Back to the catacombs. For those of you who don’t know, the Roman catacombs are the ancient long tunnels in which people were buried. The tunnels are very long: we visited those of St Callistus which consists of 12 miles of tunnels, with half a million graves, each consisting of a niche in the wall, originally covered with marble slabs. Some of these graves were in rooms with elaborate frescos painting religious images conveying their Christian faith in the resurrection. More than this, however, the catacombs were also places where the Christians went to pray –to pray for those who had died, to offer Mass for them. A good number of the ancient martyrs, like St Callistus himself, were actually captured while at Mass in the catacombs, at prayer, and we had the privilege of similarly offering Mass down there.

The point I want to make is this: these elaborate efforts made surrounding death reflected what they believed, and reflected their hope for those who had died.
Most of the pagan Romans did not bury their dead –they cremated them, their ashes scattering as symbol of their dissolution into nothingness in death. For the pagans who did believe in life after death, they typically believed it to be a place of shades, shadows and darkness, a lesser place than this world –most certainly not a place of hope, most certainly not a place you want to go to
In contrast, though the Christian catacombs are dark tunnels they nonetheless proclaimed a confident faith in a place of light and victory beyond death.

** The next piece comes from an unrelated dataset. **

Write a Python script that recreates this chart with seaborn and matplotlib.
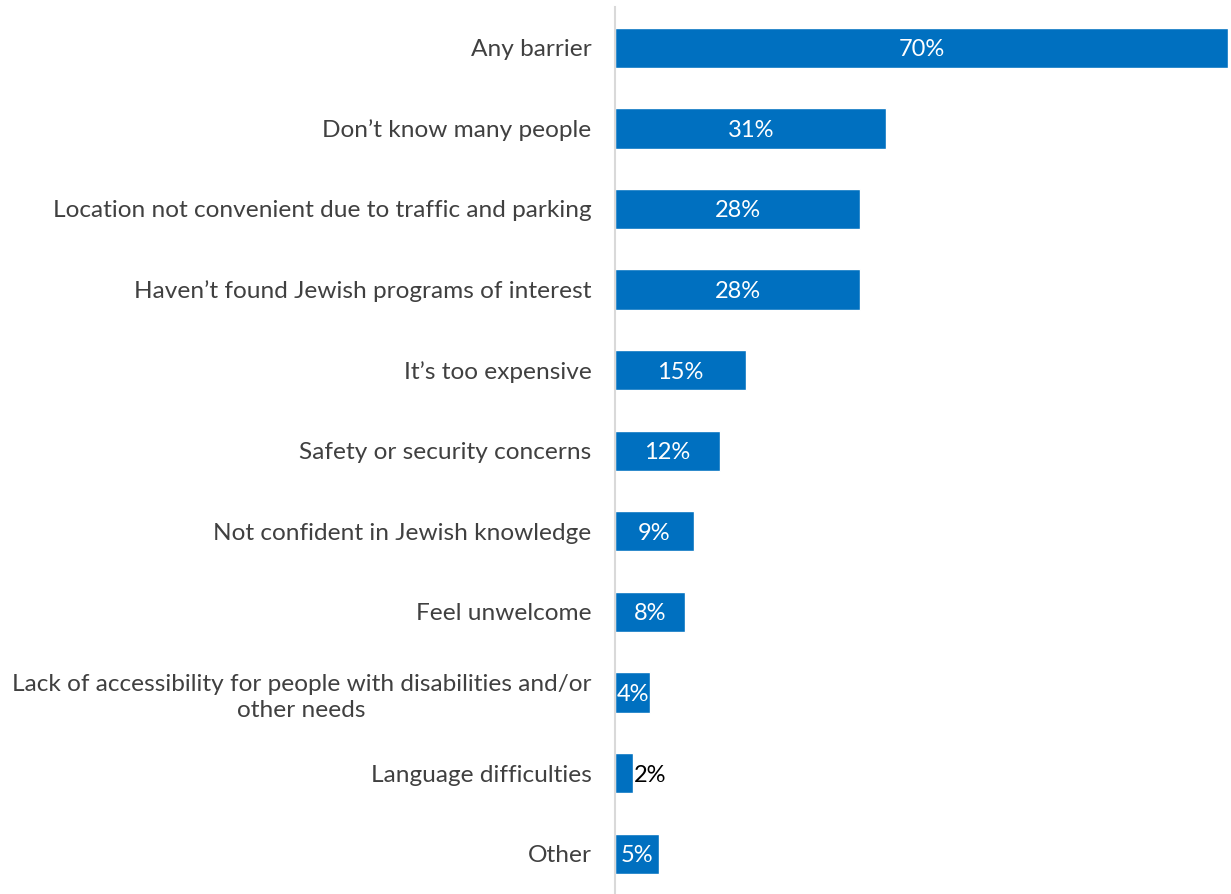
import matplotlib
matplotlib.use("Agg")
import matplotlib.pyplot as plt
import seaborn as sns
import pandas as pd

categories = [
    "Any barrier",
    "Don\u2019t know many people",
    "Location not convenient due to traffic and parking",
    "Haven\u2019t found Jewish programs of interest",
    "It\u2019s too expensive",
    "Safety or security concerns",
    "Not confident in Jewish knowledge",
    "Feel unwelcome",
    "Lack of accessibility for people with disabilities and/or\nother needs",
    "Language difficulties",
    "Other",
]
values = [70, 31, 28, 28, 15, 12, 9, 8, 4, 2, 5]

df = pd.DataFrame({"barrier": categories, "pct": values})

sns.set_theme(style="white")
plt.rcParams["font.family"] = ["Lato", "DejaVu Sans"]

BLUE = "#0070C0"
TEXT = "#404040"

fig = plt.figure(figsize=(12.31, 8.94), dpi=100)
ax = fig.add_axes([615 / 1231, 0.0, 613 / 1231, 1 - 7.5 / 894])

sns.barplot(data=df, x="pct", y="barrier", orient="h", color=BLUE,
            saturation=1, width=0.5, ax=ax)

ax.set_xlim(0, 70)
ax.set_ylim(len(categories) - 0.5, -0.5)
ax.set_xlabel("")
ax.set_ylabel("")
ax.set_xticks([])
ax.tick_params(axis="y", length=0, pad=17, labelsize=17.6, labelcolor=TEXT)
for lbl in ax.get_yticklabels():
    lbl.set_multialignment("center")
    lbl.set_linespacing(1.35)

for side in ["top", "right", "bottom"]:
    ax.spines[side].set_visible(False)
ax.spines["left"].set_color("#d9d9d9")
ax.spines["left"].set_linewidth(1.5)

for i, v in enumerate(values):
    if v >= 3:
        ax.text(v / 2, i, f"{v}%", ha="center", va="center_baseline",
                color="white", fontsize=17)
    else:
        ax.text(v + 0.1, i, f"{v}%", ha="left", va="center_baseline",
                color="black", fontsize=17)

fig.savefig("out.png", dpi=100)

It is worth thinking for a moment about our own attitudes to death. Is it something we view with fear of the unknown? Is it something we view with superstition, so that we would be afraid to walk through a cemetery at night? –such attitudes were said to characterise the pagan Romans, unlike the Christian Romans who did not fear to go down into the catacombs.
For ourselves, in as much as we have a definite faith in what death involves, it should not be something of superstition. Whereas, in as much as our faith is vague, then death will be a matter of superstition for us too.

A key part of keeping our faith definite is by making our PRACTICE definite, and in this I would return again to the witness of the Early Christians praying for the dead. To add a personal note, one of the things for which I am very grateful is that my mother and grandparents instilled in me a regular practice of praying for those who had died. I would mentally name and pray for them at Mass, deceased neighbours, deceased family. And this practice gave me a clear sense that I was still united with these people, that my prayers helped these people: helped them by imploring mercy in the Judgement, and helped them by both strengthening them in the midst of their purifications in Purgatory and by helping speed them through those purifications to Heaven. And that definite practice of praying for the dead helped form my faith in what death is about.
And, to come back to those words of St Paul, about grieving with hope, and not “like those other people who have no hope”. Of course we grieve when loved ones die, we grieve because we have been physically separated from them, at least for a time. But to grieve with hope is very different to grieving without hope –and it is hope that we are called to.

So, to return to what those catacombs teach us. They teach us respect for the bodies of those who have died, because we believe that they will rise again to the resurrection of the body. They teach us to pray for those who have died, to aid them on their way. And they teach us about that destination we hold in view –a place of light and refreshment, the light of faith even amidst the dark tunnels of the catacombs.